Word for word, print each line of the listing below; pictures stay out.

RECORDED INFORMATION |
_ _ _

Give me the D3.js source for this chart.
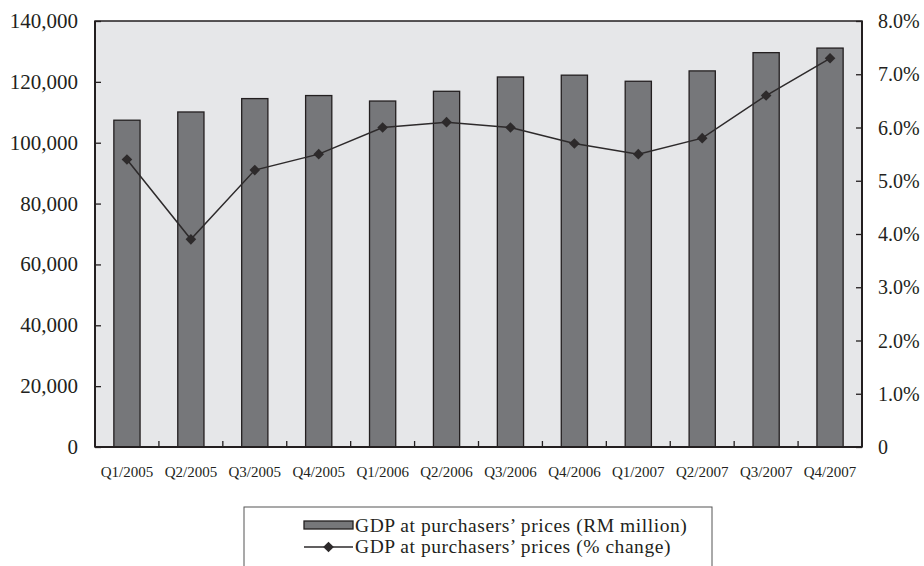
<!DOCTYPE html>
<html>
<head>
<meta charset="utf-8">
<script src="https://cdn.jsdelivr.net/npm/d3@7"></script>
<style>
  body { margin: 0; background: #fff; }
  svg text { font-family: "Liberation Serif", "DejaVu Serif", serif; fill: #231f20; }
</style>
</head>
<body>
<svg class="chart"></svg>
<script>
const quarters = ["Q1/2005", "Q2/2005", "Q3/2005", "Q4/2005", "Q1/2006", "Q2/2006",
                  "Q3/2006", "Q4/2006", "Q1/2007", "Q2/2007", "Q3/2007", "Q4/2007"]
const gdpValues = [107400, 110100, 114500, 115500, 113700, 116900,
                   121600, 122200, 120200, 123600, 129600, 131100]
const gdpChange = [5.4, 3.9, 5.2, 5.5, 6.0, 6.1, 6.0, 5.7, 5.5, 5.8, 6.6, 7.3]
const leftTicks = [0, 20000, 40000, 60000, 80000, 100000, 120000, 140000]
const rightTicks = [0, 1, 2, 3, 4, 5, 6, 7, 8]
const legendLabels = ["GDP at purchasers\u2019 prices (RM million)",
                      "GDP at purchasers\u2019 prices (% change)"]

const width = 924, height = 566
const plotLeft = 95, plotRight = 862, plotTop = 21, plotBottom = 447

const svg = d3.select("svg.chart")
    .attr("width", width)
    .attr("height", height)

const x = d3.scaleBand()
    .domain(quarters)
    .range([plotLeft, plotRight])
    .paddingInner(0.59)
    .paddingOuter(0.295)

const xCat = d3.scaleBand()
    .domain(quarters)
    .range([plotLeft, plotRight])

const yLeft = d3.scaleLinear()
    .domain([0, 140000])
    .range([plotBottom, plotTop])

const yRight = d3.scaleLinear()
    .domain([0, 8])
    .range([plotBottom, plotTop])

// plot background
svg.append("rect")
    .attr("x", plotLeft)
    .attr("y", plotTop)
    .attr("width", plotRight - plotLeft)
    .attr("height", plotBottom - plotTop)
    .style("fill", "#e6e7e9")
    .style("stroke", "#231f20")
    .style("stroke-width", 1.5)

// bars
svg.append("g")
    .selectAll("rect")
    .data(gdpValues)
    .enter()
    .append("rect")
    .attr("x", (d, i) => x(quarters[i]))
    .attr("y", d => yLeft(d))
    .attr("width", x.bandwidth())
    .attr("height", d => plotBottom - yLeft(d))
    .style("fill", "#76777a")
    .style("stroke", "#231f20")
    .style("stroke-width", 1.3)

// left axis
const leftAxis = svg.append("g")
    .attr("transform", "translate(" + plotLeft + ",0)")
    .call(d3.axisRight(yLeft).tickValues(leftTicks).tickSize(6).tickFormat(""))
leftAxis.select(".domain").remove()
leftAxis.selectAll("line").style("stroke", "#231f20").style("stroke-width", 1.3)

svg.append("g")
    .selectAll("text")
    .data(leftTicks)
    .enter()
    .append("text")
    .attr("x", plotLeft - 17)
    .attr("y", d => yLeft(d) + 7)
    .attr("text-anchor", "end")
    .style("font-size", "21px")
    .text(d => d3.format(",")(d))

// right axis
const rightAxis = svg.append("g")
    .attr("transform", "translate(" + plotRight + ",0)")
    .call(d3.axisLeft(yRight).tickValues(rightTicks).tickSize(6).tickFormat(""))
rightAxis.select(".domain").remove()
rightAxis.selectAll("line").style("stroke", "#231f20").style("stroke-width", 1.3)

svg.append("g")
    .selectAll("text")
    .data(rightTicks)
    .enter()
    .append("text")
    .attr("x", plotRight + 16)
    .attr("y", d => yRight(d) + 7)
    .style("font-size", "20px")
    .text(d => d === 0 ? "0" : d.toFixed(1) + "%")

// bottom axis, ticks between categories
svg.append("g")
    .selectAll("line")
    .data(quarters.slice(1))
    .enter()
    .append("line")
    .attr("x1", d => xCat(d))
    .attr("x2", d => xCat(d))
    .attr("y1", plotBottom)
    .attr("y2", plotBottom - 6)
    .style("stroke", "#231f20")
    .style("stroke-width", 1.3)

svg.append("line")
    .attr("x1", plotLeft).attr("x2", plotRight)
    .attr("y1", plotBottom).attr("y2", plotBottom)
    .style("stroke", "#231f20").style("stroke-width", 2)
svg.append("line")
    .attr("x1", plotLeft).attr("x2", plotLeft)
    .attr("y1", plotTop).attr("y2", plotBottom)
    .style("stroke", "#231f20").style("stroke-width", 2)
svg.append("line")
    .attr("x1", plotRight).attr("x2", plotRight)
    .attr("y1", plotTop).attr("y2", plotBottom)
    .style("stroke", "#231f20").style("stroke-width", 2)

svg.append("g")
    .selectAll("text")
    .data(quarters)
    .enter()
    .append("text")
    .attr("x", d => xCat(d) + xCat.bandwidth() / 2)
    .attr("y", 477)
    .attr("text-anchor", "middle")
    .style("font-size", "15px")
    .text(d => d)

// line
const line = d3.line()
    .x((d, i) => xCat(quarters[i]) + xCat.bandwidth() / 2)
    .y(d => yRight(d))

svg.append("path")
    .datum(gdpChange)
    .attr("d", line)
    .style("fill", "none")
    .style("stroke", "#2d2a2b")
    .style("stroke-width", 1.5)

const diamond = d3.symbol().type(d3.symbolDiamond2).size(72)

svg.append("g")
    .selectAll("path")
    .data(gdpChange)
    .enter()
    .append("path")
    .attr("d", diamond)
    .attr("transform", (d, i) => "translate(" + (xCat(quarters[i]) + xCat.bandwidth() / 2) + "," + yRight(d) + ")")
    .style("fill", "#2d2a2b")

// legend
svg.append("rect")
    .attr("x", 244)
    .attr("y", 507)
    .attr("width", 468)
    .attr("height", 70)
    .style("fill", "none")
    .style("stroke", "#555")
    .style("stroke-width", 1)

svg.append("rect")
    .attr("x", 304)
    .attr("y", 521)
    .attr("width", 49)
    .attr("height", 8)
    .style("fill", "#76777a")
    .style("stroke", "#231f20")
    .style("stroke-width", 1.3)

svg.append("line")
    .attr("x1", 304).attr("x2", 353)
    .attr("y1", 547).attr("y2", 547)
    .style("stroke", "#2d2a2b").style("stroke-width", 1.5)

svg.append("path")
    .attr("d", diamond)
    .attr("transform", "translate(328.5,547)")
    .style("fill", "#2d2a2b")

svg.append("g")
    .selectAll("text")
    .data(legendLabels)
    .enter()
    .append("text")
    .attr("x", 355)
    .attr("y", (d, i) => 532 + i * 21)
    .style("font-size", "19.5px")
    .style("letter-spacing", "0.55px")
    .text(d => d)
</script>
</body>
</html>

_ _ _

SOLUTION FOR THIS PROBLEM |
Give me the D3.js source for this chart.
<!DOCTYPE html>
<html>
<head>
<meta charset="utf-8">
<script src="https://cdn.jsdelivr.net/npm/d3@7"></script>
<style>
  body { margin: 0; background: #fff; }
  svg text { font-family: "Liberation Serif", "DejaVu Serif", serif; fill: #231f20; }
</style>
</head>
<body>
<svg class="chart"></svg>
<script>
const quarters = ["Q1/2005", "Q2/2005", "Q3/2005", "Q4/2005", "Q1/2006", "Q2/2006",
                  "Q3/2006", "Q4/2006", "Q1/2007", "Q2/2007", "Q3/2007", "Q4/2007"]
const gdpValues = [107400, 110100, 114500, 115500, 113700, 116900,
                   121600, 122200, 120200, 123600, 129600, 131100]
const gdpChange = [5.4, 3.9, 5.2, 5.5, 6.0, 6.1, 6.0, 5.7, 5.5, 5.8, 6.6, 7.3]
const leftTicks = [0, 20000, 40000, 60000, 80000, 100000, 120000, 140000]
const rightTicks = [0, 1, 2, 3, 4, 5, 6, 7, 8]
const legendLabels = ["GDP at purchasers\u2019 prices (RM million)",
                      "GDP at purchasers\u2019 prices (% change)"]

const width = 924, height = 566
const plotLeft = 95, plotRight = 862, plotTop = 21, plotBottom = 447

const svg = d3.select("svg.chart")
    .attr("width", width)
    .attr("height", height)

const x = d3.scaleBand()
    .domain(quarters)
    .range([plotLeft, plotRight])
    .paddingInner(0.59)
    .paddingOuter(0.295)

const xCat = d3.scaleBand()
    .domain(quarters)
    .range([plotLeft, plotRight])

const yLeft = d3.scaleLinear()
    .domain([0, 140000])
    .range([plotBottom, plotTop])

const yRight = d3.scaleLinear()
    .domain([0, 8])
    .range([plotBottom, plotTop])

// plot background
svg.append("rect")
    .attr("x", plotLeft)
    .attr("y", plotTop)
    .attr("width", plotRight - plotLeft)
    .attr("height", plotBottom - plotTop)
    .style("fill", "#e6e7e9")
    .style("stroke", "#231f20")
    .style("stroke-width", 1.5)

// bars
svg.append("g")
    .selectAll("rect")
    .data(gdpValues)
    .enter()
    .append("rect")
    .attr("x", (d, i) => x(quarters[i]))
    .attr("y", d => yLeft(d))
    .attr("width", x.bandwidth())
    .attr("height", d => plotBottom - yLeft(d))
    .style("fill", "#76777a")
    .style("stroke", "#231f20")
    .style("stroke-width", 1.3)

// left axis
const leftAxis = svg.append("g")
    .attr("transform", "translate(" + plotLeft + ",0)")
    .call(d3.axisRight(yLeft).tickValues(leftTicks).tickSize(6).tickFormat(""))
leftAxis.select(".domain").remove()
leftAxis.selectAll("line").style("stroke", "#231f20").style("stroke-width", 1.3)

svg.append("g")
    .selectAll("text")
    .data(leftTicks)
    .enter()
    .append("text")
    .attr("x", plotLeft - 17)
    .attr("y", d => yLeft(d) + 7)
    .attr("text-anchor", "end")
    .style("font-size", "21px")
    .text(d => d3.format(",")(d))

// right axis
const rightAxis = svg.append("g")
    .attr("transform", "translate(" + plotRight + ",0)")
    .call(d3.axisLeft(yRight).tickValues(rightTicks).tickSize(6).tickFormat(""))
rightAxis.select(".domain").remove()
rightAxis.selectAll("line").style("stroke", "#231f20").style("stroke-width", 1.3)

svg.append("g")
    .selectAll("text")
    .data(rightTicks)
    .enter()
    .append("text")
    .attr("x", plotRight + 16)
    .attr("y", d => yRight(d) + 7)
    .style("font-size", "20px")
    .text(d => d === 0 ? "0" : d.toFixed(1) + "%")

// bottom axis, ticks between categories
svg.append("g")
    .selectAll("line")
    .data(quarters.slice(1))
    .enter()
    .append("line")
    .attr("x1", d => xCat(d))
    .attr("x2", d => xCat(d))
    .attr("y1", plotBottom)
    .attr("y2", plotBottom - 6)
    .style("stroke", "#231f20")
    .style("stroke-width", 1.3)

svg.append("line")
    .attr("x1", plotLeft).attr("x2", plotRight)
    .attr("y1", plotBottom).attr("y2", plotBottom)
    .style("stroke", "#231f20").style("stroke-width", 2)
svg.append("line")
    .attr("x1", plotLeft).attr("x2", plotLeft)
    .attr("y1", plotTop).attr("y2", plotBottom)
    .style("stroke", "#231f20").style("stroke-width", 2)
svg.append("line")
    .attr("x1", plotRight).attr("x2", plotRight)
    .attr("y1", plotTop).attr("y2", plotBottom)
    .style("stroke", "#231f20").style("stroke-width", 2)

svg.append("g")
    .selectAll("text")
    .data(quarters)
    .enter()
    .append("text")
    .attr("x", d => xCat(d) + xCat.bandwidth() / 2)
    .attr("y", 477)
    .attr("text-anchor", "middle")
    .style("font-size", "15px")
    .text(d => d)

// line
const line = d3.line()
    .x((d, i) => xCat(quarters[i]) + xCat.bandwidth() / 2)
    .y(d => yRight(d))

svg.append("path")
    .datum(gdpChange)
    .attr("d", line)
    .style("fill", "none")
    .style("stroke", "#2d2a2b")
    .style("stroke-width", 1.5)

const diamond = d3.symbol().type(d3.symbolDiamond2).size(72)

svg.append("g")
    .selectAll("path")
    .data(gdpChange)
    .enter()
    .append("path")
    .attr("d", diamond)
    .attr("transform", (d, i) => "translate(" + (xCat(quarters[i]) + xCat.bandwidth() / 2) + "," + yRight(d) + ")")
    .style("fill", "#2d2a2b")

// legend
svg.append("rect")
    .attr("x", 244)
    .attr("y", 507)
    .attr("width", 468)
    .attr("height", 70)
    .style("fill", "none")
    .style("stroke", "#555")
    .style("stroke-width", 1)

svg.append("rect")
    .attr("x", 304)
    .attr("y", 521)
    .attr("width", 49)
    .attr("height", 8)
    .style("fill", "#76777a")
    .style("stroke", "#231f20")
    .style("stroke-width", 1.3)

svg.append("line")
    .attr("x1", 304).attr("x2", 353)
    .attr("y1", 547).attr("y2", 547)
    .style("stroke", "#2d2a2b").style("stroke-width", 1.5)

svg.append("path")
    .attr("d", diamond)
    .attr("transform", "translate(328.5,547)")
    .style("fill", "#2d2a2b")

svg.append("g")
    .selectAll("text")
    .data(legendLabels)
    .enter()
    .append("text")
    .attr("x", 355)
    .attr("y", (d, i) => 532 + i * 21)
    .style("font-size", "19.5px")
    .style("letter-spacing", "0.55px")
    .text(d => d)
</script>
</body>
</html>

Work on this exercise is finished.